Set exercise —
Drop every picture. Then return, exactly, the lines from the beginning of the listing below through the one containing "const xTicksA = [-0.25, 0, 0.25, 0.5];".

* start Source material *

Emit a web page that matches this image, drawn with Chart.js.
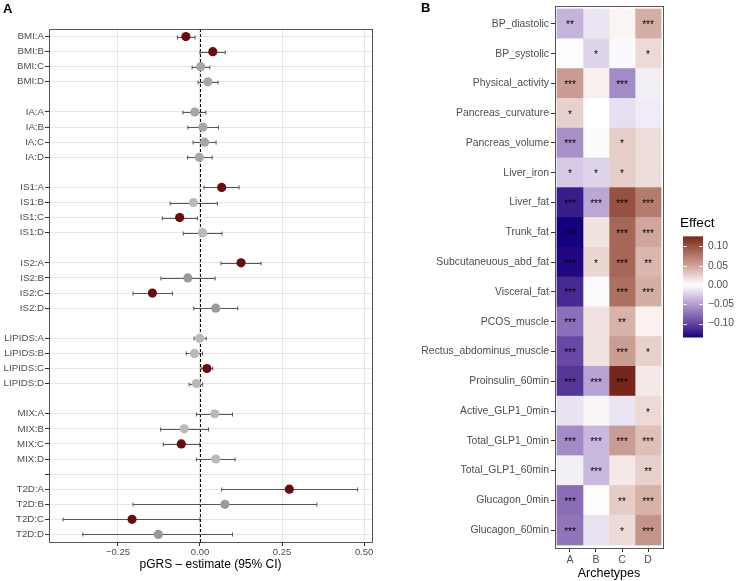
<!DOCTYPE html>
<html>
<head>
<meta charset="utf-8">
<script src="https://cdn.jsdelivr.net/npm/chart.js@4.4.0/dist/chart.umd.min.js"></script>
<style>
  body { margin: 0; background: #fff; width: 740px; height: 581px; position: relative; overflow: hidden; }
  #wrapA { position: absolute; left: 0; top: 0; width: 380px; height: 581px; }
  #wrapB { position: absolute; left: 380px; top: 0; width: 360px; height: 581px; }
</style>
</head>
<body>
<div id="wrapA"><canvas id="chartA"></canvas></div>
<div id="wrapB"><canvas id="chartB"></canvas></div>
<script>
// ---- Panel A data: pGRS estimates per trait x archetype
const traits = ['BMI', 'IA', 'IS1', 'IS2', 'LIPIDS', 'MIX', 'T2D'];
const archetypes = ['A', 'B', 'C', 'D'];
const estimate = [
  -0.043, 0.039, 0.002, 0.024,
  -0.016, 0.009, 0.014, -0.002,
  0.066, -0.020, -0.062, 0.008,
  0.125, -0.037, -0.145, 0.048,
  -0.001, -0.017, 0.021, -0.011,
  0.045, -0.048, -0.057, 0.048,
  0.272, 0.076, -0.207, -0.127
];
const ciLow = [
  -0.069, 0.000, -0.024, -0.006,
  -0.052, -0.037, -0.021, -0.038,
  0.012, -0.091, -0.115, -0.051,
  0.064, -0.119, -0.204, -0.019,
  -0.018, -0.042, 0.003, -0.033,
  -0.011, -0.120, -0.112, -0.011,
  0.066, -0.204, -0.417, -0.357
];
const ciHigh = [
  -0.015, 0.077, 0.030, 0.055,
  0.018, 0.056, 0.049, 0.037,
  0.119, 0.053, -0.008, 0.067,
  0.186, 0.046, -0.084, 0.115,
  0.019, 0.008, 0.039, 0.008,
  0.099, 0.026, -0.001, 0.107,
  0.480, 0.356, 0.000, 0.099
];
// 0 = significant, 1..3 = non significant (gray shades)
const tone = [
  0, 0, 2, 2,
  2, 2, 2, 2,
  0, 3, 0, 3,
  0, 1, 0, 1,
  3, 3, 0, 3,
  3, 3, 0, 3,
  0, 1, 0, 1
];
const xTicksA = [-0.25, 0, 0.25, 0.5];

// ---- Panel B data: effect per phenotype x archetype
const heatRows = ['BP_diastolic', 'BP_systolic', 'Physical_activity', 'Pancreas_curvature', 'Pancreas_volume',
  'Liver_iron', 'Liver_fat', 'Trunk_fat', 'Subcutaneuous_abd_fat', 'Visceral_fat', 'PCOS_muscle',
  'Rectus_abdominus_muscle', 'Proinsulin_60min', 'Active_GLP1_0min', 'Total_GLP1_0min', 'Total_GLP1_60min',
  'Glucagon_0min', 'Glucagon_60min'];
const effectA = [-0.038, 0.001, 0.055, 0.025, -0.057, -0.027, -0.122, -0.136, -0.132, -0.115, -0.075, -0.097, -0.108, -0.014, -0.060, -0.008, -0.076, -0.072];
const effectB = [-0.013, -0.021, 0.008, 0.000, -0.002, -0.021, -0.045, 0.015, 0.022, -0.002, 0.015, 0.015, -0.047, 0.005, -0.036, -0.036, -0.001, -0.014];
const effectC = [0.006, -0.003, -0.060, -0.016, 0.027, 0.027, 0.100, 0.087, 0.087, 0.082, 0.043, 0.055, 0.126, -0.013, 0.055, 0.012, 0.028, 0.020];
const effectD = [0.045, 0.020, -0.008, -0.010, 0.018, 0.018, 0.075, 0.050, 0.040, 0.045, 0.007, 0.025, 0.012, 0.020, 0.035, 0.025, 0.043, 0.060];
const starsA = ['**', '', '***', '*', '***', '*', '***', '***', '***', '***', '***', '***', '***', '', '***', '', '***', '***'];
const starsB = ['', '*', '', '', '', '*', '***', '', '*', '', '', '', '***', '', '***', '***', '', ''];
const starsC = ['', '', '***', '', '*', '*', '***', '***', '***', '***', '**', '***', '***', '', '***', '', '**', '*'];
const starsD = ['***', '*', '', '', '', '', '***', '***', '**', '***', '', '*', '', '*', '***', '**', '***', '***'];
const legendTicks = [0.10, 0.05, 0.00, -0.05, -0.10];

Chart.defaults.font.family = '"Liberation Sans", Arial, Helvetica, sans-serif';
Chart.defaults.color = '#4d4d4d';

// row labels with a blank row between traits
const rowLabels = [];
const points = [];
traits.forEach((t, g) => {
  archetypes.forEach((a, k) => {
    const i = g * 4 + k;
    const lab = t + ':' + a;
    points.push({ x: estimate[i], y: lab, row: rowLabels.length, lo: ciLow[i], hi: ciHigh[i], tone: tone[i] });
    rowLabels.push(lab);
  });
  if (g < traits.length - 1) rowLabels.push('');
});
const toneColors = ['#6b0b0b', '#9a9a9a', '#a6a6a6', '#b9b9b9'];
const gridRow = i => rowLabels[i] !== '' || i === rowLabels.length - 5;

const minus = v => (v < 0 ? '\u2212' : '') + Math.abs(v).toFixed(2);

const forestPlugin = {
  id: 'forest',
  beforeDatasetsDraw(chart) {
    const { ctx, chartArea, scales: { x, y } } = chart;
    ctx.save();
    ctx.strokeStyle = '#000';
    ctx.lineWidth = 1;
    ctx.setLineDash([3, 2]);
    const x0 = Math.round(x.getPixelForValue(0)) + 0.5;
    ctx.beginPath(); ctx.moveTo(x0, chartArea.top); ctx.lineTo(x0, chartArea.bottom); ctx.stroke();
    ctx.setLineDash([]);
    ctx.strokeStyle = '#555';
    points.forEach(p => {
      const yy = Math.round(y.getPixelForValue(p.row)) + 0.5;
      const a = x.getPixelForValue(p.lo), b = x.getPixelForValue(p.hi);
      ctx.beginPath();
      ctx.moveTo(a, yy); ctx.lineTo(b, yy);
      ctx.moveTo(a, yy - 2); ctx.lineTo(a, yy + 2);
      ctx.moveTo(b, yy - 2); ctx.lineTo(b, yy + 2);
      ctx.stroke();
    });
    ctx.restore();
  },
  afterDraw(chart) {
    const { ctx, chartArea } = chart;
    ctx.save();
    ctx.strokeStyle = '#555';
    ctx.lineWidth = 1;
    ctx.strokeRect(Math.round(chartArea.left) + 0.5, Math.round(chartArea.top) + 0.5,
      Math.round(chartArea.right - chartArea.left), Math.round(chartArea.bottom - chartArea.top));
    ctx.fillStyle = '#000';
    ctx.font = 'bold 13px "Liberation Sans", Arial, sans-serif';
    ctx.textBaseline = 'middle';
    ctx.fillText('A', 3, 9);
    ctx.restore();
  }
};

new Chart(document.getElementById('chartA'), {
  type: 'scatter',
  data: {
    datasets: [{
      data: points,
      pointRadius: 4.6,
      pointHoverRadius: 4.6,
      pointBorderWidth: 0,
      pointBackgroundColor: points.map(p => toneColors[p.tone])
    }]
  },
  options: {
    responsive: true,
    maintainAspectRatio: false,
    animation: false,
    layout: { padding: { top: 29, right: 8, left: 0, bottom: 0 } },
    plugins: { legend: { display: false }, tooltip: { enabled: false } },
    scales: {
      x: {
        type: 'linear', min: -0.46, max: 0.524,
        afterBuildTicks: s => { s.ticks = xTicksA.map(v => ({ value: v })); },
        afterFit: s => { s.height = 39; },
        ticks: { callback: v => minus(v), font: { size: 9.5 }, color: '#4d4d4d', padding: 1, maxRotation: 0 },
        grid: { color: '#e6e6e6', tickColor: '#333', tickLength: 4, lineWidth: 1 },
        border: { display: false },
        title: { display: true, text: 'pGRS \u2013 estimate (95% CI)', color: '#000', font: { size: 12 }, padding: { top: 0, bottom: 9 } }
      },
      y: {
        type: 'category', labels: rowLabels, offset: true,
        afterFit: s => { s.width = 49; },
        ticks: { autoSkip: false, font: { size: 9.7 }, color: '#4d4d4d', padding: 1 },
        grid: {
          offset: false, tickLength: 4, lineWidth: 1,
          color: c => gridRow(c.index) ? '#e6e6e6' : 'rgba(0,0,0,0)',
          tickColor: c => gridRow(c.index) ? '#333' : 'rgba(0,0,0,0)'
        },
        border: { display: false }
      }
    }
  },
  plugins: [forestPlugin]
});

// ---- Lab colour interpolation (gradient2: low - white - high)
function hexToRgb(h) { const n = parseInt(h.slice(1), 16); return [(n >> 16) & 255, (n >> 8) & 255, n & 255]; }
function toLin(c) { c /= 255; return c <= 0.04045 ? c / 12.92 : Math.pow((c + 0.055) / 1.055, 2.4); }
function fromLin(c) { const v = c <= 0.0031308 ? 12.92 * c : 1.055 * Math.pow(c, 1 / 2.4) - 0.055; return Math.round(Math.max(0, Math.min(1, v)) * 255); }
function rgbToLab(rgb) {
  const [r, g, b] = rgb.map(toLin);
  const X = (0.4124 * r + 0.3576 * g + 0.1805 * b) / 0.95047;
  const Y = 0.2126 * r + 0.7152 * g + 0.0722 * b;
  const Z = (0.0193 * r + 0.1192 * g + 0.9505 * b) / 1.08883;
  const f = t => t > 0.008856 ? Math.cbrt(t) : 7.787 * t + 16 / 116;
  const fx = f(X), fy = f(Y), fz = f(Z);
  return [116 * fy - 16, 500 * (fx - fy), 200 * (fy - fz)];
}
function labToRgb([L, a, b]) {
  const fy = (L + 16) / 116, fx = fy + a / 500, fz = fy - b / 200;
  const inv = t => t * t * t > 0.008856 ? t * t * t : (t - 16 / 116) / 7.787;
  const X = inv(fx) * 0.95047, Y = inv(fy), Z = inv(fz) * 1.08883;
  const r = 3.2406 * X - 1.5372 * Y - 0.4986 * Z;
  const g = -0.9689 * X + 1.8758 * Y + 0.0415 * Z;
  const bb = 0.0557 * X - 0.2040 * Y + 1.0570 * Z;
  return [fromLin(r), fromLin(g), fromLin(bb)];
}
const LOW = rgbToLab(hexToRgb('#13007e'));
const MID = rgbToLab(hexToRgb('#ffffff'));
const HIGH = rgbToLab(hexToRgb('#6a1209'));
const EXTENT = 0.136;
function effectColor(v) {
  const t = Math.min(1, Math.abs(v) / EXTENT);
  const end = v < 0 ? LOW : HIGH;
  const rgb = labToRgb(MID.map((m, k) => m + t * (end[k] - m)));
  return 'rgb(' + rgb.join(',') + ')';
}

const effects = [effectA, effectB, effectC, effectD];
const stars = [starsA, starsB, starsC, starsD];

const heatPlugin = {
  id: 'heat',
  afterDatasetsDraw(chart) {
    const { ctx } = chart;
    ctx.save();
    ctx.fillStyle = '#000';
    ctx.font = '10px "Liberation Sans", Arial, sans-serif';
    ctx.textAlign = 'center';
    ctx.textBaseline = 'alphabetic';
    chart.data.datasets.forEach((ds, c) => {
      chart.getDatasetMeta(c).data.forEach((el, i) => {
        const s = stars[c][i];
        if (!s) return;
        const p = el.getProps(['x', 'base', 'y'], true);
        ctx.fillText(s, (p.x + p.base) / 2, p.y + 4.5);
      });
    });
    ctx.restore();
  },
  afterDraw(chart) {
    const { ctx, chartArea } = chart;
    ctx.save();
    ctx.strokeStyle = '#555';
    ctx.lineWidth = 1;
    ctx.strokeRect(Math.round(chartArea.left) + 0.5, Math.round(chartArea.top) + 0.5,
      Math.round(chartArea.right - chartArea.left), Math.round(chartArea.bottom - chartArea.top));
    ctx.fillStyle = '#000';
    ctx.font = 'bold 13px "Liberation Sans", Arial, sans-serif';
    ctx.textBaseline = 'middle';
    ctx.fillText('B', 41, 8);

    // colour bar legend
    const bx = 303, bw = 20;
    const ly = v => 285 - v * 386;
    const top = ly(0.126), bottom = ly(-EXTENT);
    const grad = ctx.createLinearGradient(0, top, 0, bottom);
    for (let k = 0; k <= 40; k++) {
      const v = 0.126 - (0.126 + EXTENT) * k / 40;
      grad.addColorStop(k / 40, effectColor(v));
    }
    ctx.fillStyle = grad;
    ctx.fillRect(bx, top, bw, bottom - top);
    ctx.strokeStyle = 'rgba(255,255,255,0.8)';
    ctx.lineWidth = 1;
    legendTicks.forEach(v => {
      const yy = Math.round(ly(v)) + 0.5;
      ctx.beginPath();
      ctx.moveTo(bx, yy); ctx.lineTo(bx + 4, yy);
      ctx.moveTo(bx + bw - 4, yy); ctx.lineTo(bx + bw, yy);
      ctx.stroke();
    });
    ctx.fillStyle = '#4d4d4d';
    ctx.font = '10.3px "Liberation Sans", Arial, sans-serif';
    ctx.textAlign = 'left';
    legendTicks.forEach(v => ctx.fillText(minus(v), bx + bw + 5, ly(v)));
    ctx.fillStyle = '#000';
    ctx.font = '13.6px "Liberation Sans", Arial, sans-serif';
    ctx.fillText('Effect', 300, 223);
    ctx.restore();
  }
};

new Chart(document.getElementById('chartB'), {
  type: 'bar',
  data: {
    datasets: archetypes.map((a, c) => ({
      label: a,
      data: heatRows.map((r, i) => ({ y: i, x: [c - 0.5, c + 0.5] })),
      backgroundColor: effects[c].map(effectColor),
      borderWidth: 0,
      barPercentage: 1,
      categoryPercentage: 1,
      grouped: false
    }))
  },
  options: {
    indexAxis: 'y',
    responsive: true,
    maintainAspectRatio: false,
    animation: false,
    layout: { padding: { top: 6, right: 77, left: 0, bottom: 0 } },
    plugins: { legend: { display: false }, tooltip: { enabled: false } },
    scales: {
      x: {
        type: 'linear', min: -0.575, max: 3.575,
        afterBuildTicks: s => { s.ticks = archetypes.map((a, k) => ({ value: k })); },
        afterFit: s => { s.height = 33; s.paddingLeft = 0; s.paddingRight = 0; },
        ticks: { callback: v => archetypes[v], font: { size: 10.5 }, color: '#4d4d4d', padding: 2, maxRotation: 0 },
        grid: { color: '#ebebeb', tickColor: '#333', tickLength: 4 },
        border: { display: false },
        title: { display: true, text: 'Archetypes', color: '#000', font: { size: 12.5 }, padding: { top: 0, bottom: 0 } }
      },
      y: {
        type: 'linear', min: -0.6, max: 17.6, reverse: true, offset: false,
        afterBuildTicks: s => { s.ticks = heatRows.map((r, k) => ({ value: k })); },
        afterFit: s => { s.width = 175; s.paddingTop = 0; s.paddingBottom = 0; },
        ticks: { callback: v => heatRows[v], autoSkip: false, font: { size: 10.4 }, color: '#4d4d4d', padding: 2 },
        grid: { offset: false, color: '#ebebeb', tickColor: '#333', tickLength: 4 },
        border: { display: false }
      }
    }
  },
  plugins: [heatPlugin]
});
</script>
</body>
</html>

* end Source material *

Answer to this problem —
Emit a web page that matches this image, drawn with Chart.js.
<!DOCTYPE html>
<html>
<head>
<meta charset="utf-8">
<script src="https://cdn.jsdelivr.net/npm/chart.js@4.4.0/dist/chart.umd.min.js"></script>
<style>
  body { margin: 0; background: #fff; width: 740px; height: 581px; position: relative; overflow: hidden; }
  #wrapA { position: absolute; left: 0; top: 0; width: 380px; height: 581px; }
  #wrapB { position: absolute; left: 380px; top: 0; width: 360px; height: 581px; }
</style>
</head>
<body>
<div id="wrapA"><canvas id="chartA"></canvas></div>
<div id="wrapB"><canvas id="chartB"></canvas></div>
<script>
// ---- Panel A data: pGRS estimates per trait x archetype
const traits = ['BMI', 'IA', 'IS1', 'IS2', 'LIPIDS', 'MIX', 'T2D'];
const archetypes = ['A', 'B', 'C', 'D'];
const estimate = [
  -0.043, 0.039, 0.002, 0.024,
  -0.016, 0.009, 0.014, -0.002,
  0.066, -0.020, -0.062, 0.008,
  0.125, -0.037, -0.145, 0.048,
  -0.001, -0.017, 0.021, -0.011,
  0.045, -0.048, -0.057, 0.048,
  0.272, 0.076, -0.207, -0.127
];
const ciLow = [
  -0.069, 0.000, -0.024, -0.006,
  -0.052, -0.037, -0.021, -0.038,
  0.012, -0.091, -0.115, -0.051,
  0.064, -0.119, -0.204, -0.019,
  -0.018, -0.042, 0.003, -0.033,
  -0.011, -0.120, -0.112, -0.011,
  0.066, -0.204, -0.417, -0.357
];
const ciHigh = [
  -0.015, 0.077, 0.030, 0.055,
  0.018, 0.056, 0.049, 0.037,
  0.119, 0.053, -0.008, 0.067,
  0.186, 0.046, -0.084, 0.115,
  0.019, 0.008, 0.039, 0.008,
  0.099, 0.026, -0.001, 0.107,
  0.480, 0.356, 0.000, 0.099
];
// 0 = significant, 1..3 = non significant (gray shades)
const tone = [
  0, 0, 2, 2,
  2, 2, 2, 2,
  0, 3, 0, 3,
  0, 1, 0, 1,
  3, 3, 0, 3,
  3, 3, 0, 3,
  0, 1, 0, 1
];
const xTicksA = [-0.25, 0, 0.25, 0.5];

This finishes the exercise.